Abstract:
A dot impact type serial printer is provided with a print head which has a plurality of print wires for printing an image. The print wires required to print a particular image are thrust toward a platen successively upon receiving a print timing signal, where each print timing signal is delayed from the previous print timing signal by a predetermined time interval t. The delay of each print timing signal is based on the time required for a surface wave, caused by the impact of print wires on the platen, to pass lengthwise across the platen and is selected to be less than one-half the surface wave travel time.

Description:
This is a Continuation of application Ser.

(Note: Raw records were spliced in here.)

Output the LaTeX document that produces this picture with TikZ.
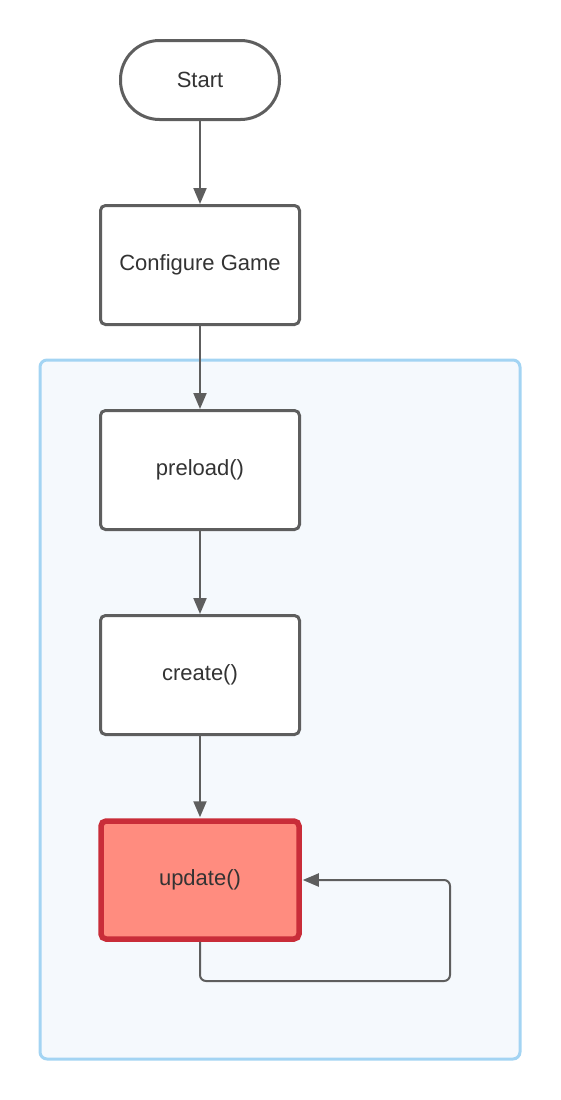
\documentclass[tikz,border=0pt]{standalone}
\usepackage{fontspec}
\setmainfont{Liberation Sans}
\usetikzlibrary{arrows.meta}
\definecolor{edge}{HTML}{5E5E5E}
\definecolor{txt}{HTML}{333333}
\definecolor{contb}{HTML}{A3D4F3}
\definecolor{contf}{HTML}{F5F9FD}
\definecolor{updf}{HTML}{FF8C7F}
\definecolor{updb}{HTML}{C92D39}
\tikzset{
  box/.style={draw=edge, line width=3pt, fill=white, rounded corners=5pt, minimum width=199pt, minimum height=119pt, font=\fontsize{22}{26}\selectfont, text=txt},
  startbox/.style={draw=edge, line width=3pt, fill=white, rounded corners=39pt, minimum width=159pt, minimum height=79pt, font=\fontsize{22}{26}\selectfont, text=txt},
  upd/.style={box, draw=updb, fill=updf, line width=5.5pt, minimum width=198pt, minimum height=118pt},
  conn/.style={draw=edge, line width=2pt, -{Triangle[length=16pt,width=13pt]}},
}
\begin{document}
\begin{tikzpicture}[x=1pt,y=-1pt]
\useasboundingbox (0,0) rectangle (560,1100);
\draw[draw=contb, fill=contf, line width=3pt, rounded corners=7pt] (40,360) rectangle (520,1059);
\node[startbox] (start) at (200,80) {Start};
\node[box] (config) at (200,265) {Configure Game};
\node[box] (preload) at (200,470) {preload()};
\node[box] (create) at (200,675) {create()};
\node[upd] (update) at (200,880) {update()};
\draw[conn] (start) -- (config);
\draw[conn] (config) -- (preload);
\draw[conn] (preload) -- (create);
\draw[conn, shorten >=1pt] (create) -- (update);
\coordinate (c1) at (200,981);
\coordinate (c2) at (450,981);
\coordinate (c3) at (450,880);
\draw[conn, rounded corners=6pt] (update.south) -- (c1) -- (c2) -- (c3) -- ([xshift=1pt]update.east);
\end{tikzpicture}
\end{document}
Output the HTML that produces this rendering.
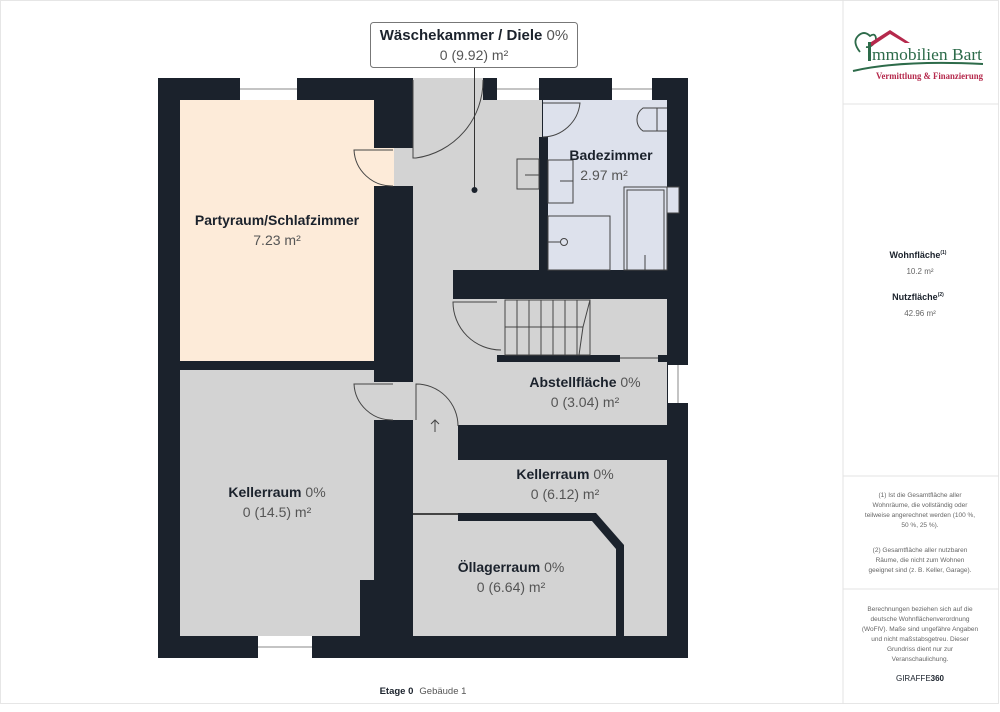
<!DOCTYPE html>
<html><head><meta charset="utf-8"><style>
body{margin:0;background:#fff;width:1000px;height:707px;overflow:hidden;font-family:"Liberation Sans",sans-serif}
</style></head><body>
<svg width="1000" height="707" viewBox="0 0 1000 707" xmlns="http://www.w3.org/2000/svg" font-family="Liberation Sans, sans-serif">
<rect x="0" y="0" width="1000" height="707" fill="#fff"/>
<rect x="0.5" y="0.5" width="998" height="703" fill="none" stroke="#e6e6e6"/>
<line x1="843" y1="0" x2="843" y2="704" stroke="#e3e3e3"/>
<line x1="843" y1="104" x2="999" y2="104" stroke="#e3e3e3"/>
<line x1="843" y1="476" x2="999" y2="476" stroke="#e3e3e3"/>
<line x1="843" y1="589" x2="999" y2="589" stroke="#e3e3e3"/>
<rect x="158" y="78" width="530" height="580" fill="#1b222c"/>
<rect x="180" y="100" width="194" height="261" fill="#fdebd9"/>
<rect x="374" y="148" width="20" height="38" fill="#fdebd9"/>
<g fill="#d3d3d3">
<rect x="413" y="78" width="70" height="30"/>
<rect x="413" y="100" width="129" height="86"/>
<rect x="394" y="148" width="20" height="38"/>
<rect x="413" y="186" width="127" height="84"/>
<rect x="413" y="270" width="40" height="30"/>
<rect x="413" y="299" width="254" height="126"/>
<rect x="374" y="382" width="40" height="38"/>
<rect x="413" y="420" width="45" height="40"/>
<rect x="413" y="460" width="254" height="176"/>
<path d="M180 370 H374 V580 H360 V636 H180 Z"/>
</g>
<rect x="543" y="100" width="124" height="170" fill="#dde1ec"/>
<rect x="539" y="137" width="9" height="133" fill="#1b222c"/>
<rect x="497" y="355" width="123" height="7" fill="#1b222c"/>
<rect x="658" y="355" width="9" height="7" fill="#1b222c"/>
<path d="M458 513 H596 L624 545 V636 H616 V549 L592 521 H458 Z" fill="#1b222c"/>
<g fill="#fff">
<rect x="240" y="78" width="57" height="22"/>
<rect x="497" y="78" width="42" height="22"/>
<rect x="612" y="78" width="40" height="22"/>
<rect x="258" y="636" width="54" height="22"/>
<rect x="668" y="365" width="20" height="38"/>
</g>
<g stroke="#888" stroke-width="1" fill="none">
<line x1="240" y1="89" x2="297" y2="89"/><line x1="497" y1="89" x2="539" y2="89"/><line x1="612" y1="89" x2="652" y2="89"/><line x1="258" y1="647" x2="312" y2="647"/><line x1="678" y1="365" x2="678" y2="403"/>
</g>
<g stroke="#444" stroke-width="1" fill="none">
<path d="M413 80 V158 H416 A78 78 0 0 0 483 80"/>
<path d="M393 150 H354 A38 38 0 0 0 393 186"/>
<path d="M543 103 H580 A38 38 0 0 1 543 137"/>
<path d="M393 384 H354 A38 38 0 0 0 393 420"/>
<path d="M416 420 V384 A42 42 0 0 1 458 426"/>
<path d="M435 432 V420 M431 424 L435 420 L439 424"/>
<path d="M497 302 H453 A48 48 0 0 0 501 350"/>
<line x1="413" y1="514" x2="458" y2="514" stroke-width="2"/>
<line x1="620" y1="358" x2="658" y2="358"/>
<rect x="505" y="300" width="85" height="55"/>
<path d="M517 300V355M529 300V355M541 300V355M553 300V355M565 300V355M577 300V355M505 327H583L590 300M583 327L579 355"/>
<path d="M667 108 H643 A14 14 0 0 0 643 131 H667 M657 108 V131"/>
<rect x="548" y="160" width="25" height="43"/>
<rect x="517" y="159" width="22" height="30"/>
<line x1="525" y1="175" x2="539" y2="175"/><line x1="560" y1="181" x2="573" y2="181"/>
<rect x="548" y="216" width="62" height="54"/>
<circle cx="564" cy="242" r="3.5"/><line x1="548" y1="242" x2="561" y2="242"/>
<rect x="624" y="187" width="43" height="83"/><rect x="627" y="190" width="37" height="80"/>
<line x1="645" y1="255" x2="645" y2="270"/>
<rect x="667" y="187" width="12" height="26" fill="#dde1ec"/>
</g>
<line x1="474.5" y1="67" x2="474.5" y2="190" stroke="#333"/>
<circle cx="474.5" cy="190" r="3" fill="#1b222c"/>
<rect x="370.5" y="22.5" width="207" height="45" rx="3" fill="#fff" stroke="#777"/>
<g text-anchor="middle" fill="#1b222c">
<text x="474" y="40" font-size="15" font-weight="bold">Wäschekammer / Diele <tspan font-weight="normal" fill="#555">0%</tspan></text>
<text x="474" y="60" font-size="14" fill="#555">0 (9.92) m²</text>
<text x="277" y="225" font-size="14" font-weight="bold">Partyraum/Schlafzimmer</text>
<text x="277" y="245" font-size="14" fill="#555">7.23 m²</text>
<text x="611" y="160" font-size="14" font-weight="bold">Badezimmer</text>
<text x="604" y="180" font-size="14" fill="#555">2.97 m²</text>
<text x="585" y="387" font-size="14" font-weight="bold">Abstellfläche <tspan font-weight="normal" fill="#555">0%</tspan></text>
<text x="585" y="407" font-size="14" fill="#555">0 (3.04) m²</text>
<text x="565" y="479" font-size="14" font-weight="bold">Kellerraum <tspan font-weight="normal" fill="#555">0%</tspan></text>
<text x="565" y="499" font-size="14" fill="#555">0 (6.12) m²</text>
<text x="277" y="497" font-size="14" font-weight="bold">Kellerraum <tspan font-weight="normal" fill="#555">0%</tspan></text>
<text x="277" y="517" font-size="14" fill="#555">0 (14.5) m²</text>
<text x="511" y="572" font-size="14" font-weight="bold">Öllagerraum <tspan font-weight="normal" fill="#555">0%</tspan></text>
<text x="511" y="592" font-size="14" fill="#555">0 (6.64) m²</text>
<text x="423" y="694" font-size="9.5"><tspan font-weight="bold">Etage 0</tspan><tspan fill="#555" dx="6">Gebäude 1</tspan></text>
</g>
<path d="M860 52 Q852 42 858 36 Q864 30 870 36 Q876 32 876 40 Q872 48 866 47" fill="none" stroke="#2d6b4a" stroke-width="1.8"/>
<path d="M868 44 L890 30 L910 43 L905 43 L890 34 L872 46 Z" fill="#b5294c"/>
<rect x="868" y="42" width="3" height="19" fill="#2d6b4a"/>
<text x="872" y="60" font-family="Liberation Serif, serif" font-size="17" fill="#2d6b4a" textLength="110" lengthAdjust="spacingAndGlyphs">mmobilien Bart</text>
<path d="M853 71 Q900 60 983 64" fill="none" stroke="#2d6b4a" stroke-width="2"/>
<text x="876" y="79" font-family="Liberation Serif, serif" font-size="9" font-weight="bold" fill="#b5294c" textLength="107" lengthAdjust="spacingAndGlyphs">Vermittlung &amp; Finanzierung</text>
<g text-anchor="middle" font-size="8" fill="#666">
<text x="918" y="258" font-weight="bold" fill="#1b222c" font-size="9">Wohnfläche<tspan font-size="5" dy="-4">(1)</tspan></text>
<text x="920" y="274">10.2 m²</text>
<text x="918" y="300" font-weight="bold" fill="#1b222c" font-size="9">Nutzfläche<tspan font-size="5" dy="-4">(2)</tspan></text>
<text x="920" y="316">42.96 m²</text>
<g font-size="6.5">
<text x="920" y="497">(1) Ist die Gesamtfläche aller</text>
<text x="920" y="507">Wohnräume, die vollständig oder</text>
<text x="920" y="517">teilweise angerechnet werden (100 %,</text>
<text x="920" y="527">50 %, 25 %).</text>
<text x="920" y="552">(2) Gesamtfläche aller nutzbaren</text>
<text x="920" y="562">Räume, die nicht zum Wohnen</text>
<text x="920" y="572">geeignet sind (z. B. Keller, Garage).</text>
<text x="920" y="611">Berechnungen beziehen sich auf die</text>
<text x="920" y="621">deutsche Wohnflächenverordnung</text>
<text x="920" y="631">(WoFlV). Maße sind ungefähre Angaben</text>
<text x="920" y="641">und nicht maßstabsgetreu. Dieser</text>
<text x="920" y="651">Grundriss dient nur zur</text>
<text x="920" y="661">Veranschaulichung.</text>
</g>
<text x="920" y="681" font-size="8" fill="#1b222c">GIRAFFE<tspan font-weight="bold">360</tspan></text>
</g>
</svg>
</body></html>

No. 07/763,704 filed Sep. 23, 1991, now abandoned. 
    
    
     BACKGROUND OF THE INVENTION 
     The present invention relates to a dot impact type serial printer applicable to, for example, a computer output terminal. 

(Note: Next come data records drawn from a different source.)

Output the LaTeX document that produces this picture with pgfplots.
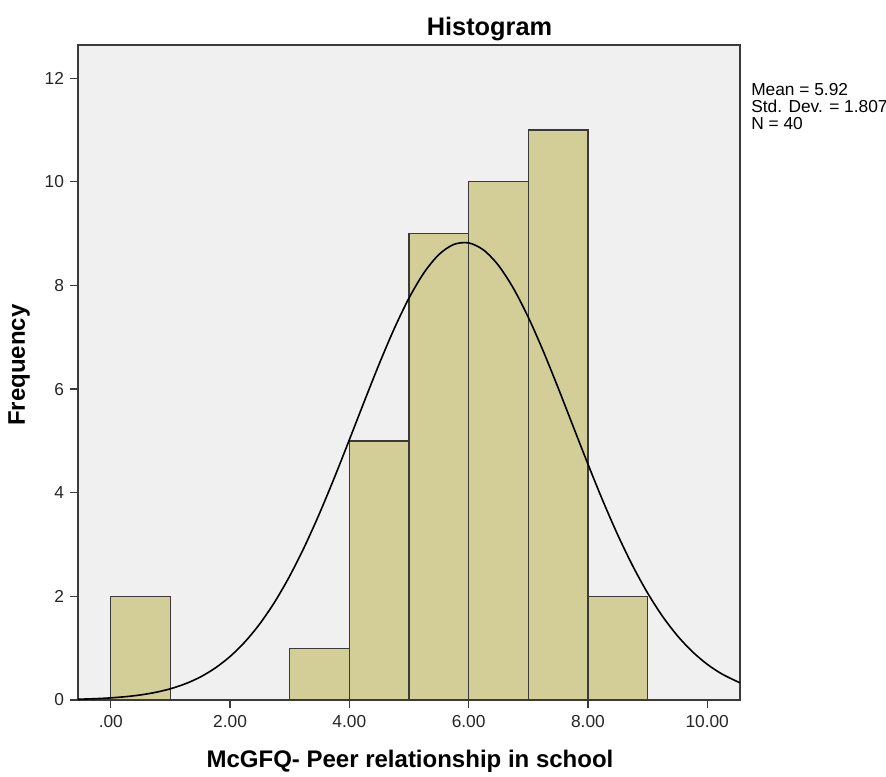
\documentclass[border=0pt]{standalone}
\usepackage{fontspec}
\setmainfont{Liberation Sans}
\usepackage{pgfplots}
\pgfplotsset{compat=1.18}
\definecolor{barfill}{HTML}{D3CE98}
\definecolor{bgfill}{HTML}{F0F0F0}
\definecolor{framec}{HTML}{3A3A3A}
\begin{document}
\begin{tikzpicture}
\path[use as bounding box] (-58.5pt,-57pt) rectangle (606pt,525pt);
\begin{axis}[
  at={(0,0)}, anchor=south west,
  width=496.5pt, height=491.25pt, scale only axis,
  xmin=-0.55, xmax=10.55, ymin=0, ymax=12.64,
  axis background/.style={fill=bgfill},
  axis line style={draw=framec, line width=1pt},
  xtick={0,2,4,6,8,10},
  xticklabels={.00,2.00,4.00,6.00,8.00,10.00},
  ytick={0,2,4,6,8,10,12},
  yticklabels={0,2,4,6,8,10,12},
  xtick pos=bottom, ytick pos=left,
  tick align=outside,
  major tick length=6pt,
  tick style={draw=framec, line width=0.9pt},
  ticklabel style={font=\fontsize{13}{15}\selectfont, text=black!85},
  xticklabel style={yshift=-2pt},
  yticklabel style={xshift=-1pt},
  title={Histogram},
  title style={at={(axis description cs:0.6216,1.003)}, anchor=base, font=\bfseries\fontsize{19}{22}\selectfont},
  xlabel={McGFQ- Peer relationship in school},
  xlabel style={at={(axis description cs:0.5015,-0.1023)}, anchor=base, font=\bfseries\fontsize{18}{21}\selectfont},
  ylabel={Frequency},
  ylabel style={at={(axis description cs:-0.0891,0.511)}, anchor=center, rotate=0, font=\bfseries\fontsize{18}{21}\selectfont},
  clip=false,
]
\addplot[ybar interval, fill=barfill, draw=framec, line width=0.9pt]
  coordinates {(0,2) (1,0) (2,0) (3,1) (4,5) (5,9) (6,10) (7,11) (8,2) (9,2)};
\addplot[smooth, black, line width=1.2pt, mark=none] coordinates {
(-0.55,0.0145) (-0.25,0.0260) (0,0.0412) (0.25,0.0643) (0.5,0.0983) (0.75,0.1474)
(1,0.2168) (1.25,0.3130) (1.5,0.443) (1.75,0.6160) (2,0.840) (2.25,1.1228)
(2.5,1.473) (2.75,1.8951) (3,2.393) (3.25,2.964) (3.5,3.602) (3.75,4.294)
(4,5.022) (4.25,5.761) (4.5,6.484) (4.75,7.160) (5,7.756) (5.25,8.243)
(5.5,8.595) (5.75,8.791) (6,8.821) (6.25,8.684) (6.5,8.387) (6.75,7.946)
(7,7.386) (7.25,6.735) (7.5,6.025) (7.75,5.287) (8,4.553) (8.25,3.845)
(8.5,3.186) (8.75,2.590) (9,2.066) (9.25,1.616) (9.5,1.241) (9.75,0.9344)
(10,0.690) (10.25,0.5001) (10.55,0.331)};
\node[anchor=north west, inner sep=0pt, align=left, font=\fontsize{13}{12.75}\selectfont]
  at (rel axis cs:1.0166,0.942) {Mean = 5.92\\Std. Dev. = 1.807\\N = 40};
\end{axis}
\end{tikzpicture}
\end{document}
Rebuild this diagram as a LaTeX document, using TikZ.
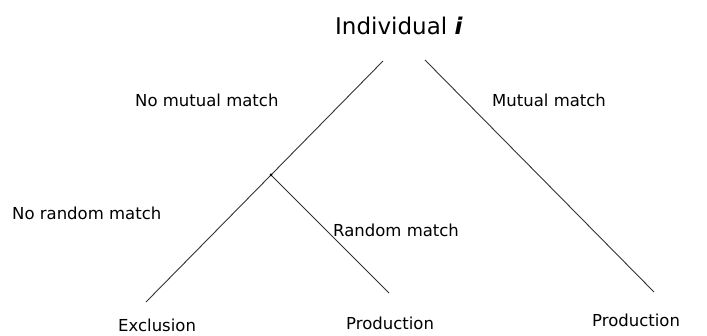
\documentclass[tikz,border=0pt]{standalone}
\usepackage{fontspec}
\setmainfont{DejaVu Sans}
\begin{document}
\begin{tikzpicture}[x=1pt,y=-1pt,
  lbl/.style={anchor=base west,inner sep=0pt,font=\fontsize{16.5}{18}\selectfont},
  ttl/.style={anchor=base west,inner sep=0pt,font=\fontsize{23}{25}\selectfont},
  branch/.style={draw=black!80,line width=0.9pt}]
\useasboundingbox (0,0) rectangle (707,336);
\node[ttl] (root) at (335,35) {Individual \textbf{\textit{i}}};
\coordinate (l0) at (383,61);
\coordinate (r0) at (425,60);
\coordinate (j) at (271,175);
\coordinate (e) at (146,302);
\coordinate (p1) at (389,293);
\coordinate (p2) at (654,292);
\draw[branch] (l0) -- (j);
\draw[branch] (r0) -- (p2);
\draw[branch] (j) -- (e);
\draw[branch] (j) -- (p1);
\fill (j) circle (1.5pt);
\node[lbl] (nmm) at (135,107) {No mutual match};
\node[lbl] (mm) at (492,107) {Mutual match};
\node[lbl] (nrm) at (12,220) {No random match};
\node[lbl] (rm) at (333,237) {Random match};
\node[lbl] (ex) at (118,332) {Exclusion};
\node[lbl] (pr1) at (346,330) {Production};
\node[lbl] (pr2) at (592,327) {Production};
\end{tikzpicture}
\end{document}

     It is a common practice with a conventional dot impact type serial printer to arrange the tips of print wires in a single array or in two or three parallel arrays. Selected print wires in the same array which match a desired print pattern are driven at the same time to impact against a platen. 
     Since the selected wires of each array impact against the platen at the same time, the surface of the platen is elastically deformed to a noticeable extent. Such deformations of the platen are sequentially propagated along the platen to produce surface waves having various frequency components. The surface waves are repetitively reflected at the ends of the platen and propagated back and forth along the surface of the platen. While the surface waves are so propagated back and forth, a standing wave, having the same period as the time in which the surface wave passes along the length of the platen, is generated in the surface of the platen. 
     The dot impact type serial printer continuously impacts the print wires thereof against the platen at a predetermined period. Hence, the surface waves are continuously generated and, when the impacting period is identical with the period of the standing wave, the surface waves cooperate with the standing wave. In this case, surface oscillation is stably occurred on the surface of the platen. Such surface oscillation constitutes the source of unpleasant noise. 
     SUMMARY OF THE INVENTION 
     It is, therefore, an object of the present invention to provide a dot impact type serial printer which is operable with a minimum of noise. 
     A dot impact type printer of the present invention has a platen for holding a sheet thereon, a print head having a plurality of print wires which face the platen to print out an image on the sheet, and drive means for driving successive ones of the print wires at an interval less than one half of the time in which a surface wave passes the platen in the lengthwise direction of the platen. 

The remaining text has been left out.